Маша страшно похожа на Веру Полозкову. Только крупнее Веры, говорит исключительно по делу и занята насущным. В ночь моего поступления в больницу она ловко и почти незаметно поставила мне катетер на боковую сторону запястья и всегда очень внимательно относилась ко всему, что было в её ведении. «Зайди в процедурный, посмотрим тут, намажем здесь» — благодаря этой заботе от неизбежных синяков и припухлостей уже почти ничего не осталось. А за гепариновую мазь — отдельное ей спасибо.
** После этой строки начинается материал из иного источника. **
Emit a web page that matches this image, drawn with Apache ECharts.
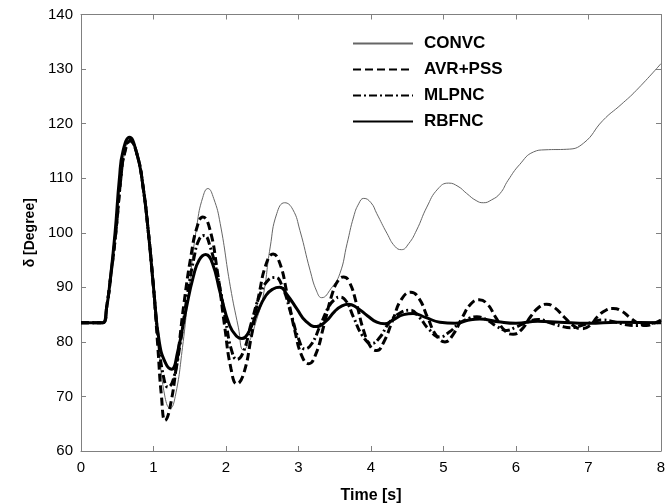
<!DOCTYPE html>
<html>
<head>
<meta charset="utf-8">
<script src="https://cdn.jsdelivr.net/npm/echarts@6/dist/echarts.min.js"></script>
<style>html,body{margin:0;padding:0;background:#fff}#c{width:666px;height:504px}</style>
</head>
<body>
<div id="c"></div>
<script>
var xTicks = [0,1,2,3,4,5,6,7,8];
var yTicks = [60,70,80,90,100,110,120,130,140];
var seriesNames = ['CONVC','AVR+PSS','MLPNC','RBFNC'];

var convcT = [0,0.3,0.36,0.41,0.48,0.55,0.6,0.67,0.77,0.86,0.93,1.0,1.08,1.16,1.23,1.3,1.4,1.5,1.6,1.68,1.75,1.83,1.92,2.06,2.17,2.24,2.32,2.42,2.51,2.61,2.7,2.81,2.92,3.02,3.16,3.25,3.32,3.45,3.57,3.67,3.76,3.83,3.9,4.0,4.08,4.22,4.33,4.42,4.52,4.63,4.77,4.92,5.07,5.2,5.32,5.45,5.55,5.66,5.78,5.89,6.05,6.24,6.4,6.7,6.93,7.2,7.45,7.66,8.0];
var convcV = [83.5,83.5,87,92,100,110,114.5,117,114.5,108,100,90,78,69.8,67.8,70,79,91,101.5,106.5,108.1,106.3,101.7,90.1,82.7,78.5,80,84,88.2,97.4,103.5,105.5,104.3,100.4,93.1,89.3,88.1,89.8,92.5,98,102.9,105.3,106.3,105.5,103.5,99.9,97.5,96.9,98,100.5,104.7,108,109.1,108.5,107.2,105.9,105.5,106,107.2,109.6,112.5,114.8,115.2,115.3,116.4,120.6,123.5,126.1,131];

var avrT = [0,0.3,0.36,0.41,0.48,0.55,0.6,0.68,0.78,0.86,0.93,1.0,1.06,1.11,1.16,1.22,1.32,1.42,1.52,1.6,1.68,1.77,1.88,1.98,2.07,2.15,2.24,2.35,2.46,2.56,2.65,2.74,2.84,2.95,3.05,3.14,3.24,3.35,3.47,3.55,3.62,3.7,3.8,3.9,4.0,4.08,4.17,4.3,4.42,4.55,4.66,4.78,4.9,5.02,5.13,5.26,5.38,5.49,5.6,5.72,5.85,5.96,6.08,6.2,6.32,6.42,6.53,6.66,6.8,6.91,7.02,7.13,7.24,7.34,7.45,7.57,7.7,7.8,7.9,8.0];
var avrV = [83.5,83.5,87,92,100,110,114.5,116.8,114,108,100,90,79,70,65.6,67.5,76,87,96,101,102.9,101,93,83,75,72.3,74,81,89,94.5,96.1,94.5,89,82,77.3,76,77.8,83,89,91.3,91.9,91,87,82,79,78.4,79.8,84,87.8,89.1,88,84.5,81.2,80,81.3,84.5,87,87.7,87,84.5,82,81.4,82.3,84.6,86.4,86.9,86.3,84.6,82.9,82.4,83,84.7,85.8,86.1,85.7,84.5,83.3,83,83.4,84];

var mlpT = [0,0.3,0.36,0.41,0.48,0.55,0.6,0.67,0.77,0.86,0.93,1.0,1.07,1.14,1.2,1.27,1.36,1.46,1.56,1.63,1.7,1.78,1.9,2.0,2.08,2.15,2.24,2.35,2.47,2.58,2.68,2.78,2.9,3.0,3.09,3.18,3.3,3.42,3.5,3.57,3.66,3.76,3.88,4.01,4.12,4.25,4.4,4.54,4.66,4.8,4.95,5.08,5.22,5.35,5.46,5.6,5.74,5.87,6.0,6.15,6.31,6.47,6.62,6.75,6.9,7.05,7.2,7.35,7.5,7.65,7.8,8.0];
var mlpV = [83.5,83.5,87,92,100,110,114.7,117,114.5,108,100,90,80,73.5,71.7,73,79,88,95.5,98.8,99.5,97.5,91,83.5,78.3,76.8,78.2,83.5,88.7,91.3,91.8,90,85,80.6,78.7,79.6,83,86.5,87.8,88.2,87.4,84.5,81.2,79.7,80.8,83.5,85.3,85.8,84.6,82.3,80.9,81.8,83.4,84.3,84.6,84,82.8,82.1,82.7,83.6,84.1,83.5,82.9,82.6,83,83.6,84,83.7,83.2,83,83.3,83.6];

var rbfT = [0,0.3,0.35,0.4,0.47,0.53,0.58,0.67,0.76,0.84,0.93,1.0,1.08,1.17,1.25,1.33,1.45,1.55,1.63,1.72,1.81,1.92,2.05,2.15,2.22,2.3,2.42,2.55,2.65,2.74,2.85,2.98,3.1,3.25,3.38,3.5,3.6,3.69,3.8,3.95,4.08,4.19,4.3,4.45,4.58,4.75,4.95,5.16,5.35,5.5,5.75,6.0,6.3,6.6,7.0,7.4,8.0];
var rbfV = [83.5,83.5,86,91,100,110,115,117.5,115,110,100,90,80,76,75,78,86,92,95,96,94.5,89,83,81,80.6,81.5,85,88.5,89.7,90,88.5,86,83.8,82.8,83.8,85.6,86.6,86.9,86.3,84.8,83.6,83.3,84,85,85.2,84.5,83.6,83.4,84,84.2,83.7,83.4,83.8,83.6,83.4,83.6,83.5];

function pairs(t, v) { return t.map(function (x, i) { return [x, v[i]]; }); }

var axisCol = '#808080';
var font = 'Liberation Sans, Arial, sans-serif';
var chart = echarts.init(document.getElementById('c'));
var lineCommon = { type: 'line', showSymbol: false, symbol: 'none', smooth: 0.5, animation: false };

chart.setOption({
  backgroundColor: '#fff',
  animation: false,
  grid: { left: 81, right: 5, top: 14.5, bottom: 53, containLabel: false, outerBoundsMode: 'none' },
  legend: {
    orient: 'vertical', left: 347, top: 30, itemWidth: 60, itemHeight: 14, itemGap: 9,
    data: seriesNames,
    itemStyle: { opacity: 0 },
    textStyle: { fontFamily: font, fontSize: 17, fontWeight: 'bold', color: '#000', padding: [0, 0, 0, 6] }
  },
  xAxis: [{
    type: 'value', min: 0, max: 8, interval: 1, position: 'bottom',
    name: 'Time [s]', nameLocation: 'middle', nameGap: 37,
    nameTextStyle: { fontFamily: font, fontSize: 16, fontWeight: 'bold', color: '#000' },
    axisLine: { show: true, onZero: false, lineStyle: { color: axisCol, width: 1 } },
    axisTick: { show: true, inside: true, length: 5, lineStyle: { color: axisCol } },
    axisLabel: { fontFamily: font, fontSize: 15, color: '#000', margin: 9,
      formatter: function (v) { return xTicks.indexOf(v) >= 0 ? String(v) : ''; } },
    splitLine: { show: false }
  }, {
    type: 'value', min: 0, max: 8, interval: 1, position: 'top',
    axisLine: { show: true, onZero: false, lineStyle: { color: axisCol, width: 1 } },
    axisTick: { show: true, inside: true, length: 5, lineStyle: { color: axisCol } },
    axisLabel: { show: false }, splitLine: { show: false }
  }],
  yAxis: [{
    type: 'value', min: 60, max: 140, interval: 10, position: 'left',
    name: 'δ [Degree]', nameLocation: 'middle', nameGap: 35, nameRotate: 90,
    nameTextStyle: { fontFamily: font, fontSize: 14, fontWeight: 'bold', color: '#000' },
    axisLine: { show: true, onZero: false, lineStyle: { color: axisCol, width: 1 } },
    axisTick: { show: true, inside: true, length: 5, lineStyle: { color: axisCol } },
    axisLabel: { fontFamily: font, fontSize: 15, color: '#000', margin: 8,
      formatter: function (v) { return yTicks.indexOf(v) >= 0 ? String(v) : ''; } },
    splitLine: { show: false }
  }, {
    type: 'value', min: 60, max: 140, interval: 10, position: 'right',
    axisLine: { show: true, onZero: false, lineStyle: { color: axisCol, width: 1 } },
    axisTick: { show: true, inside: true, length: 5, lineStyle: { color: axisCol } },
    axisLabel: { show: false }, splitLine: { show: false }
  }],
  series: [
    Object.assign({}, lineCommon, { name: seriesNames[0], data: pairs(convcT, convcV), z: 2,
      lineStyle: { color: '#666', width: 1, type: 'solid' }, itemStyle: { color: '#666' } }),
    Object.assign({}, lineCommon, { name: seriesNames[1], data: pairs(avrT, avrV), z: 3,
      lineStyle: { color: '#000', width: 3, type: [8, 4] }, itemStyle: { color: '#000' } }),
    Object.assign({}, lineCommon, { name: seriesNames[2], data: pairs(mlpT, mlpV), z: 4,
      lineStyle: { color: '#000', width: 3, type: [8, 3, 2, 3] }, itemStyle: { color: '#000' } }),
    Object.assign({}, lineCommon, { name: seriesNames[3], data: pairs(rbfT, rbfV), z: 5,
      lineStyle: { color: '#000', width: 3, type: 'solid' }, itemStyle: { color: '#000' } })
  ]
});
</script>
</body>
</html>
Почувствовала я к ней симпатию ещё когда готовили моё переливание крови, она подходила и шептала — «нашли твою кровь!», «часа через два согреется, сразу начнём!», «голова не кружится, я могу помедленнее поставить?», «тебе руку не накрыть одеялом?»
 
Потом, когда я уже стала поживее, в поисках чем бы себя занять, я старалась помочь Маше, насколько это было в моих силах, особенно с соседками-однопалатницами.
 
Пожалуй, вся моя больничная эпопея могла бы уложиться между — установкой катетера и подарком гепариновой мази, и это всё Маша. Одетая в цивильное и уже фактически нездешняя я шла к лифту, а она привычно толкала три десятка стоек с капельницами обратно в процедурный, мы обнялись и пожелали друг другу удачи.